— Begin PROVIDED MATERIAL —

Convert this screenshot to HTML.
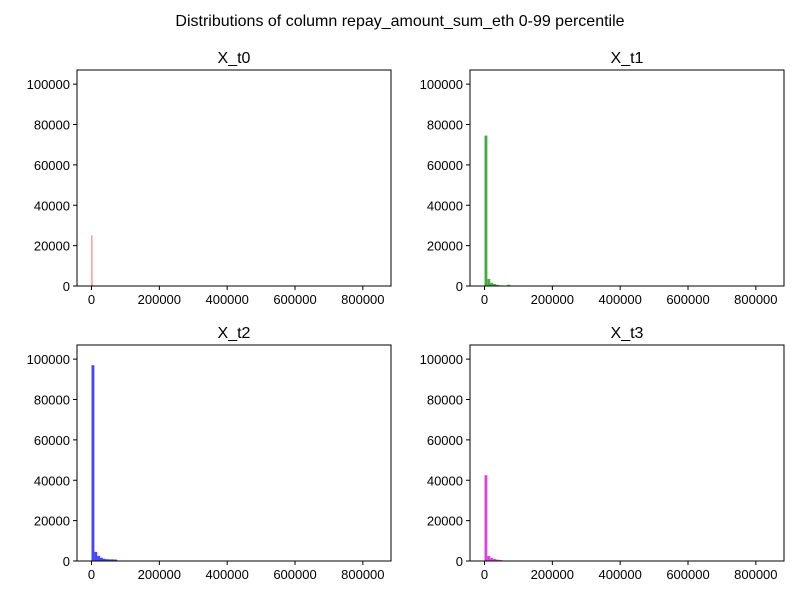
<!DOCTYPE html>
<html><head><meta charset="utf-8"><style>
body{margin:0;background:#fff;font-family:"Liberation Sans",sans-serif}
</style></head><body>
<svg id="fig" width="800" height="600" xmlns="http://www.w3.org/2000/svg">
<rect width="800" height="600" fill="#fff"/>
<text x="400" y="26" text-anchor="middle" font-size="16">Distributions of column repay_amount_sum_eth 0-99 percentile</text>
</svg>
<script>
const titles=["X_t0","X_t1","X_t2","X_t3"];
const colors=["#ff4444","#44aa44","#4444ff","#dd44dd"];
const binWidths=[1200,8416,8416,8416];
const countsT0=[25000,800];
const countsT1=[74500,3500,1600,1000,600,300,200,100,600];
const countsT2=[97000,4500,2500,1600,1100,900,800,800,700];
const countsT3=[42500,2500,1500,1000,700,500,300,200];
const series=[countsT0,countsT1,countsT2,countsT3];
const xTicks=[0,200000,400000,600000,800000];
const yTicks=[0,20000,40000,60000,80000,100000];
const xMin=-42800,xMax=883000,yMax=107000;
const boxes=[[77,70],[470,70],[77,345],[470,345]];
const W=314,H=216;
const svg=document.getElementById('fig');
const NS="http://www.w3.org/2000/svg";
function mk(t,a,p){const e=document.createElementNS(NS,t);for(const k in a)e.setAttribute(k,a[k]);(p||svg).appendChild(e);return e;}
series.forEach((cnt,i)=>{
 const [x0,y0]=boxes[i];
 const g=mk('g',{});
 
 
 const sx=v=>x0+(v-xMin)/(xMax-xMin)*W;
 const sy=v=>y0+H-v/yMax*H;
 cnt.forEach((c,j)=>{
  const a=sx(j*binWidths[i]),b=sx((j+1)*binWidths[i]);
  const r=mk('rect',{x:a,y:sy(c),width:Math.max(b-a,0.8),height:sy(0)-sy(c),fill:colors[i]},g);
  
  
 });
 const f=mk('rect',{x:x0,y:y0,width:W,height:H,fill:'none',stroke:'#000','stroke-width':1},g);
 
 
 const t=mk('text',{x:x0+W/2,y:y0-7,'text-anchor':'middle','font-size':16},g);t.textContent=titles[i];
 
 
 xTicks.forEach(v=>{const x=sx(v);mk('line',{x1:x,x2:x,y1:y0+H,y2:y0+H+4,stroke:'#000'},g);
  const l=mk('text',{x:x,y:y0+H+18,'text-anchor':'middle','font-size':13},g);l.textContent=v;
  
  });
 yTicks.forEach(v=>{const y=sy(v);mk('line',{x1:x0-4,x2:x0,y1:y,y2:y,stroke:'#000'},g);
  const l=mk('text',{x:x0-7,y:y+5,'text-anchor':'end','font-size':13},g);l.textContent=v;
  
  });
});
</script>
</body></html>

— End PROVIDED MATERIAL —

GIVEN EXERCISE: Omit the pictures, and quote the material above exactly as given.

WORKED ANSWER:
Convert this screenshot to HTML.
<!DOCTYPE html>
<html><head><meta charset="utf-8"><style>
body{margin:0;background:#fff;font-family:"Liberation Sans",sans-serif}
</style></head><body>
<svg id="fig" width="800" height="600" xmlns="http://www.w3.org/2000/svg">
<rect width="800" height="600" fill="#fff"/>
<text x="400" y="26" text-anchor="middle" font-size="16">Distributions of column repay_amount_sum_eth 0-99 percentile</text>
</svg>
<script>
const titles=["X_t0","X_t1","X_t2","X_t3"];
const colors=["#ff4444","#44aa44","#4444ff","#dd44dd"];
const binWidths=[1200,8416,8416,8416];
const countsT0=[25000,800];
const countsT1=[74500,3500,1600,1000,600,300,200,100,600];
const countsT2=[97000,4500,2500,1600,1100,900,800,800,700];
const countsT3=[42500,2500,1500,1000,700,500,300,200];
const series=[countsT0,countsT1,countsT2,countsT3];
const xTicks=[0,200000,400000,600000,800000];
const yTicks=[0,20000,40000,60000,80000,100000];
const xMin=-42800,xMax=883000,yMax=107000;
const boxes=[[77,70],[470,70],[77,345],[470,345]];
const W=314,H=216;
const svg=document.getElementById('fig');
const NS="http://www.w3.org/2000/svg";
function mk(t,a,p){const e=document.createElementNS(NS,t);for(const k in a)e.setAttribute(k,a[k]);(p||svg).appendChild(e);return e;}
series.forEach((cnt,i)=>{
 const [x0,y0]=boxes[i];
 const g=mk('g',{});
 
 
 const sx=v=>x0+(v-xMin)/(xMax-xMin)*W;
 const sy=v=>y0+H-v/yMax*H;
 cnt.forEach((c,j)=>{
  const a=sx(j*binWidths[i]),b=sx((j+1)*binWidths[i]);
  const r=mk('rect',{x:a,y:sy(c),width:Math.max(b-a,0.8),height:sy(0)-sy(c),fill:colors[i]},g);
  
  
 });
 const f=mk('rect',{x:x0,y:y0,width:W,height:H,fill:'none',stroke:'#000','stroke-width':1},g);
 
 
 const t=mk('text',{x:x0+W/2,y:y0-7,'text-anchor':'middle','font-size':16},g);t.textContent=titles[i];
 
 
 xTicks.forEach(v=>{const x=sx(v);mk('line',{x1:x,x2:x,y1:y0+H,y2:y0+H+4,stroke:'#000'},g);
  const l=mk('text',{x:x,y:y0+H+18,'text-anchor':'middle','font-size':13},g);l.textContent=v;
  
  });
 yTicks.forEach(v=>{const y=sy(v);mk('line',{x1:x0-4,x2:x0,y1:y,y2:y,stroke:'#000'},g);
  const l=mk('text',{x:x0-7,y:y+5,'text-anchor':'end','font-size':13},g);l.textContent=v;
  
  });
});
</script>
</body></html>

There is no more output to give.